Bundling your auto insurance with home coverage is generally good practice. Policyholders can save money when they move the other policy with the same insurer. The best part of it is that you have two or three insurers you know well to choose from. You can choose either the home or auto insurer as your final destination for bundling. This gives you a good chance to evaluate them and make the most of possible savings.
For companies it is a good and easy way of gaining more business. Winning the trust of a new applicant is not easy and people like to stick to names they know. The next option is to make the most out of your current policyholders. A sort of upsell opportunity most companies do not want to pass up. In addition, they do not want bundling to go the other way and lose their customer. They want to get in before the competition to eliminate it.
Therefore, they may be eager to sell car insurance when you call for an issue on your home policy or vice versa. They would want to know if you like to receive a quote now or alternatively at your next renewal. They would talk about the possible discounts they can offer and so on. These are all perfectly acceptable practices.
However, there are reports that some companies force bundling on their homeowner policies. One particular company sent letters to their home insurance policyholders warning that they would not renew home policy if they did not get the auto insurance business as well by then.
According to reports this was limited to certain areas where tornadoes and hurricanes are common place. According to experts there may be a good reason behind their actions. The home insurance losses from tornadoes and hurricanes are about ten times larger than car policy claims. Also, people can move or take their vehicles with them following such severe weather warnings. However, homes cannot be taken away to safety.
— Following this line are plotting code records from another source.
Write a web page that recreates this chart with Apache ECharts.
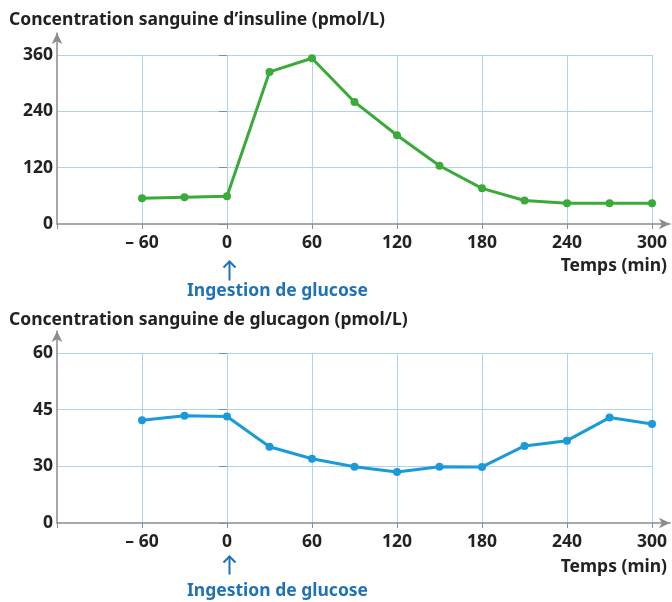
<!DOCTYPE html>
<html>
<head>
<meta charset="utf-8">
<script src="https://cdn.jsdelivr.net/npm/echarts@6/dist/echarts.min.js"></script>
<style>
  html, body { margin: 0; padding: 0; background: #fff; }
  #chart { width: 672px; height: 602px; }
</style>
</head>
<body>
<div id="chart"></div>
<script>
// temps en minutes (axe commun aux deux graphes)
const temps = [-60, -30, 0, 30, 60, 90, 120, 150, 180, 210, 240, 270, 300]
const insuline = [55, 57, 59, 324, 353, 260, 189, 124, 76, 50, 44, 44, 44]
const glucagon = [42.2, 43.4, 43.2, 35.2, 32, 29.8, 27, 29.8, 29.7, 35.4, 36.8, 42.9, 41.2]
const ticksInsuline = [0, 120, 240, 360]
const ticksGlucagon = [0, 30, 45, 60]

const FONT = '"Noto Sans", sans-serif'
const FS = 17.5
const GRID_COLOR = '#abd5ee'
const AXIS_COLOR = '#8c8c8c'
const TEXT_COLOR = '#222'
const BLUE_TEXT = '#1f72b8'

// l'axe des glucagons est coupé : 0 -> 30 occupe la même hauteur que 30 -> 45
function glucagonPos(v) {
  return v >= 30 ? v : 15 + v / 2
}
function glucagonLabel(v) {
  return v === 15 ? '0' : String(v)
}

const chart = echarts.init(document.getElementById('chart'))

function mainXAxis(gridIndex) {
  return {
    gridIndex: gridIndex,
    type: 'value',
    min: -120,
    max: 300,
    interval: 60,
    axisLine: { show: false },
    axisTick: { show: true, inside: false, length: 5, lineStyle: { color: AXIS_COLOR } },
    axisLabel: {
      color: TEXT_COLOR, fontFamily: FONT, fontSize: FS, fontWeight: 'bold', margin: 10,
      formatter: v => v === -120 ? '' : (v < 0 ? '\u2013 ' + Math.abs(v) : String(v))
    },
    splitLine: { show: true, showMinLine: false, showMaxLine: true, lineStyle: { color: GRID_COLOR, width: 1 } }
  }
}

// axes fléchés (sans graduation) dessinés dans une grille un peu plus grande
function arrowAxis(gridIndex) {
  return {
    gridIndex: gridIndex,
    type: 'value',
    min: 0,
    max: 1,
    axisLine: {
      show: true,
      onZero: false,
      symbol: ['none', 'arrow'],
      symbolSize: [8, 11],
      lineStyle: { color: AXIS_COLOR, width: 1.5 }
    },
    axisTick: { show: false },
    axisLabel: { show: false },
    splitLine: { show: false }
  }
}

function textStyle(color) {
  return { color: color, fontFamily: FONT, fontSize: FS, fontWeight: 'bold' }
}

const option = {
  animation: false,
  backgroundColor: '#fff',
  title: [
    { text: 'Concentration sanguine d\u2019insuline (pmol/L)', left: 4, top: 6, textStyle: textStyle(TEXT_COLOR) },
    { text: 'Concentration sanguine de glucagon (pmol/L)', left: 4, top: 306, textStyle: textStyle(TEXT_COLOR) },
    { text: 'Temps (min)', right: 0, top: 252, textStyle: textStyle(TEXT_COLOR) },
    { text: 'Temps (min)', right: 0, top: 553, textStyle: textStyle(TEXT_COLOR) },
    { text: 'Ingestion de glucose', left: 182, top: 277, textStyle: textStyle(BLUE_TEXT) },
    { text: 'Ingestion de glucose', left: 182, top: 577, textStyle: textStyle(BLUE_TEXT) }
  ],
  grid: [
    { left: 57, top: 55, width: 595, height: 169 },
    { left: 57, top: 33, width: 613, height: 191 },
    { left: 57, top: 353, width: 595, height: 170 },
    { left: 57, top: 331, width: 613, height: 192 }
  ],
  xAxis: [
    mainXAxis(0),
    arrowAxis(1),
    mainXAxis(2),
    arrowAxis(3)
  ],
  yAxis: [
    {
      gridIndex: 0,
      type: 'value',
      min: ticksInsuline[0],
      max: ticksInsuline[ticksInsuline.length - 1],
      interval: 120,
      axisLine: { show: false },
      axisTick: { show: true, length: 8, lineStyle: { color: AXIS_COLOR } },
      axisLabel: { color: TEXT_COLOR, fontFamily: FONT, fontSize: FS, fontWeight: 'bold', margin: 4 },
      splitLine: { show: true, showMinLine: false, lineStyle: { color: GRID_COLOR, width: 1 } }
    },
    arrowAxis(1),
    {
      gridIndex: 2,
      type: 'value',
      min: glucagonPos(ticksGlucagon[0]),
      max: ticksGlucagon[ticksGlucagon.length - 1],
      interval: 15,
      axisLine: { show: false },
      axisTick: { show: true, length: 8, lineStyle: { color: AXIS_COLOR } },
      axisLabel: {
        color: TEXT_COLOR, fontFamily: FONT, fontSize: FS, fontWeight: 'bold', margin: 4,
        formatter: glucagonLabel
      },
      splitLine: { show: true, showMinLine: false, lineStyle: { color: GRID_COLOR, width: 1 } }
    },
    arrowAxis(3)
  ],
  series: [
    {
      name: 'Insuline',
      type: 'line',
      xAxisIndex: 0,
      yAxisIndex: 0,
      data: temps.map((t, i) => [t, insuline[i]]),
      symbol: 'circle',
      symbolSize: 8,
      itemStyle: { color: '#3aaa38' },
      lineStyle: { color: '#3aaa38', width: 3 },
      z: 5
    },
    {
      name: 'Glucagon',
      type: 'line',
      xAxisIndex: 2,
      yAxisIndex: 2,
      data: temps.map((t, i) => [t, glucagonPos(glucagon[i])]),
      symbol: 'circle',
      symbolSize: 8,
      itemStyle: { color: '#1b9ad8' },
      lineStyle: { color: '#1b9ad8', width: 3 },
      z: 5
    }
  ],
  // flèches "ingestion de glucose" sous la graduation 0
  graphic: [
    {
      type: 'group',
      left: 221, top: 259,
      children: [
        { type: 'line', shape: { x1: 6, y1: 1, x2: 6, y2: 20 }, style: { stroke: BLUE_TEXT, lineWidth: 2 } },
        { type: 'polyline', shape: { points: [[0, 7], [6, 1], [12, 7]] }, style: { stroke: BLUE_TEXT, lineWidth: 2, fill: null } }
      ]
    },
    {
      type: 'group',
      left: 221, top: 554,
      children: [
        { type: 'line', shape: { x1: 6, y1: 1, x2: 6, y2: 19 }, style: { stroke: BLUE_TEXT, lineWidth: 2 } },
        { type: 'polyline', shape: { points: [[0, 7], [6, 1], [12, 7]] }, style: { stroke: BLUE_TEXT, lineWidth: 2, fill: null } }
      ]
    }
  ]
}

chart.setOption(option)
</script>
</body>
</html>
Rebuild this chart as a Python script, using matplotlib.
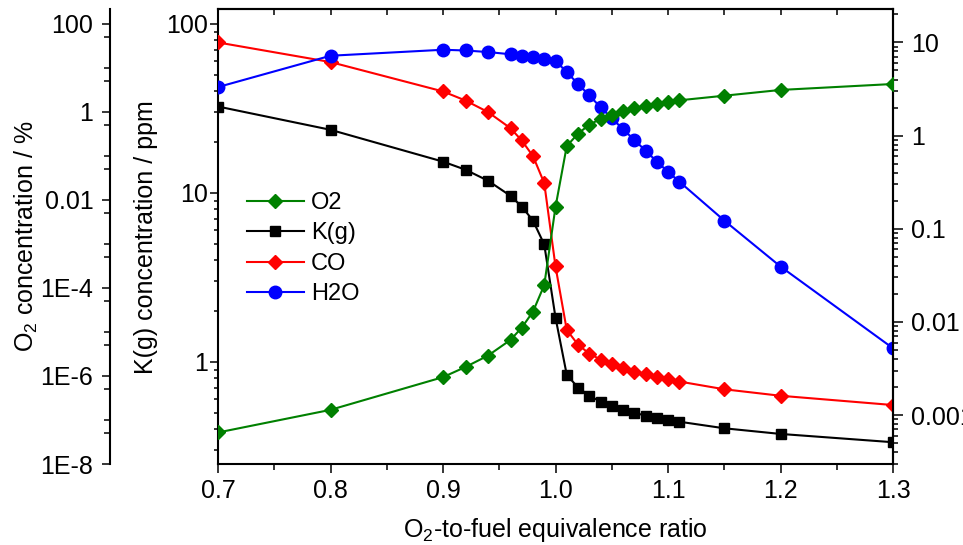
import matplotlib
matplotlib.use('Agg')
import matplotlib.pyplot as plt
from matplotlib.ticker import FixedLocator, FixedFormatter, LogLocator, NullFormatter, MultipleLocator

plt.rcParams['font.family'] = ['Liberation Sans', 'DejaVu Sans']
plt.rcParams['mathtext.fontset'] = 'custom'
plt.rcParams['mathtext.rm'] = 'Liberation Sans'
plt.rcParams['mathtext.it'] = 'Liberation Sans:italic'

# O2-to-fuel equivalence ratio
ratio = [0.7, 0.8, 0.9, 0.92, 0.94, 0.96, 0.97, 0.98, 0.99, 1.0, 1.01, 1.02,
         1.03, 1.04, 1.05, 1.06, 1.07, 1.08, 1.09, 1.1, 1.11, 1.15, 1.2, 1.3]

# O2 (%), left outer axis
o2 = [5.2e-8, 1.7e-7, 9.4e-7, 1.6e-6, 2.9e-6, 6.6e-6, 1.25e-5, 2.9e-5, 1.16e-4,
      6.9e-3, 0.167, 0.32, 0.51, 0.69, 0.85, 1.05, 1.2, 1.37, 1.54, 1.68, 1.83,
      2.33, 3.15, 4.3]
# K(g) (ppm), main axis
k_g = [32.4, 23.6, 15.3, 13.7, 11.8, 9.6, 8.3, 6.85, 4.95, 1.83, 0.84, 0.705,
       0.632, 0.582, 0.549, 0.52, 0.501, 0.481, 0.464, 0.454, 0.443, 0.405,
       0.375, 0.335]
# CO (%), right axis
co = [10.0, 6.16, 2.98, 2.38, 1.79, 1.2, 0.886, 0.602, 0.309, 0.0394, 0.0082,
      0.0057, 0.00457, 0.00394, 0.00349, 0.00321, 0.00292, 0.00276, 0.00258,
      0.00243, 0.00229, 0.00189, 0.00161, 0.00128]
# H2O (%), right axis
h2o = [3.32, 7.2, 8.35, 8.2, 7.89, 7.47, 7.2, 6.97, 6.71, 6.39, 4.79, 3.6, 2.7,
       2.02, 1.54, 1.17, 0.9, 0.69, 0.527, 0.409, 0.321, 0.1225, 0.0393, 0.00521]

x_ticks = [0.7, 0.8, 0.9, 1.0, 1.1, 1.2, 1.3]
x_labels = ['0.7', '0.8', '0.9', '1.0', '1.1', '1.2', '1.3']
k_ticks = [1, 10, 100]
k_labels = ['1', '10', '100']
o2_ticks = [1e-8, 1e-6, 1e-4, 1e-2, 1, 100]
o2_labels = ['1E-8', '1E-6', '1E-4', '0.01', '1', '100']
o2_minor = [5e-8, 1e-7, 5e-7, 5e-6, 1e-5, 5e-5, 5e-4, 1e-3, 5e-3,
            5e-2, 0.1, 0.5, 5, 10, 50]
r_ticks = [0.001, 0.01, 0.1, 1, 10]
r_labels = ['0.001', '0.01', '0.1', '1', '10']

fs = 18
lw = 1.5

fig = plt.figure(figsize=(9.63, 5.45), dpi=100)
ax = fig.add_axes([218 / 963, 1 - 464 / 545, 675 / 963, 454.7 / 545])

# main K(g) axis
ax.set_xlim(0.7, 1.3)
ax.set_yscale('log')
ax.set_ylim(0.249, 121.8)
ax.yaxis.set_major_locator(FixedLocator(k_ticks))
ax.yaxis.set_major_formatter(FixedFormatter(k_labels))
ax.yaxis.set_minor_locator(LogLocator(base=10, subs=range(2, 10)))
ax.yaxis.set_minor_formatter(NullFormatter())
ax.xaxis.set_major_locator(FixedLocator(x_ticks))
ax.xaxis.set_major_formatter(FixedFormatter(x_labels))
ax.xaxis.set_minor_locator(MultipleLocator(0.05))
ax.tick_params(axis='x', which='major', direction='out', length=6.5, width=1.1,
               labelsize=fs, pad=4)
ax.tick_params(axis='x', which='minor', direction='out', length=4, width=1.1)
ax.tick_params(axis='y', which='major', direction='out', length=5.5, width=1.1,
               labelsize=fs, pad=2)
ax.tick_params(axis='y', which='minor', direction='out', length=3, width=1.1)
ax.tick_params(right=False, which='both')
for s in ax.spines.values():
    s.set_linewidth(lw)
ax.set_ylabel('K(g) concentration / ppm', fontsize=fs)
ax.yaxis.set_label_coords(-0.089, 0.5)
ax.set_xlabel('O$_2$-to-fuel equivalence ratio', fontsize=fs, labelpad=10)

# top ticks pointing in
top = ax.secondary_xaxis('top')
top.xaxis.set_major_locator(MultipleLocator(0.1))
top.xaxis.set_minor_locator(MultipleLocator(0.05))
top.tick_params(which='both', direction='in', length=4.5, width=1.1, labeltop=False)
top.spines['top'].set_linewidth(lw)

# right axis: CO and H2O
axr = ax.twinx()
axr.set_yscale('log')
axr.set_ylim(2.98e-4, 22.7)
axr.yaxis.set_major_locator(FixedLocator(r_ticks))
axr.yaxis.set_major_formatter(FixedFormatter(r_labels))
axr.yaxis.set_minor_locator(LogLocator(base=10, subs=range(2, 10)))
axr.yaxis.set_minor_formatter(NullFormatter())
axr.tick_params(which='major', direction='out', length=7, width=1.1, labelsize=fs, pad=6)
axr.tick_params(which='minor', direction='out', length=3.5, width=1.1)
for name, s in axr.spines.items():
    s.set_visible(name == 'right')
    s.set_linewidth(lw)

# outer left axis: O2 (108 px left of the main frame)
axo = ax.twinx()
axo.set_yscale('log')
axo.set_ylim(1e-8, 214)
axo.yaxis.set_ticks_position('left')
axo.yaxis.set_label_position('left')
axo.spines['left'].set_position(('outward', 108 * 72 / 100))
for name, s in axo.spines.items():
    s.set_visible(name == 'left')
    s.set_linewidth(lw)
axo.yaxis.set_major_locator(FixedLocator(o2_ticks))
axo.yaxis.set_major_formatter(FixedFormatter(o2_labels))
axo.yaxis.set_minor_locator(FixedLocator(o2_minor))
axo.yaxis.set_minor_formatter(NullFormatter())
axo.tick_params(which='major', direction='out', length=6, width=1.1, labelsize=fs, pad=6)
axo.tick_params(which='minor', direction='out', length=4, width=1.1)
axo.set_ylabel('O$_2$ concentration / %', fontsize=fs)
axo.yaxis.set_label_coords(-0.263, 0.5)

l_k, = ax.plot(ratio, k_g, color='black', marker='s', ms=7.5, lw=lw, label='K(g)')
l_co, = axr.plot(ratio, co, color='red', marker='D', ms=7, lw=lw, label='CO')
l_h2o, = axr.plot(ratio, h2o, color='blue', marker='o', ms=9, lw=lw, label='H2O')
l_o2, = axo.plot(ratio, o2, color='green', marker='D', ms=7, lw=lw, label='O2')

fig.legend([l_o2, l_k, l_co, l_h2o], ['O2', 'K(g)', 'CO', 'H2O'],
           loc='upper left', bbox_to_anchor=(247 / 963, 1 - 192 / 545),
           frameon=False, fontsize=17, handlelength=2.4, handletextpad=0.3,
           labelspacing=0.36, borderpad=0, borderaxespad=0)

fig.savefig('out.png', dpi=100)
From the said company’s point of view it may be the only way they can operate profitably in your area with certain disasters looming away. Another sensible approach may be that “either bring the auto insurance over here or we will raise home premiums”.
If the company believes that they are putting their necks out for you by insuring your home at reasonable premium they may feel acceptable to ask you a favor in return. The truth of the matter is that even though they may cancel your home policy as they say at the end they are not really forcing you to buy auto policy from them. The only thing they are forcing is to drop the home coverage otherwise.
Naturally a few people would not be happy to be told what to do. Following complaints some state authorities looked at the situation and some decided not to take any action. The reason being the market for both types of policies is still competitive enough. If policyholders do not like the imposition they can find another insurer and move away.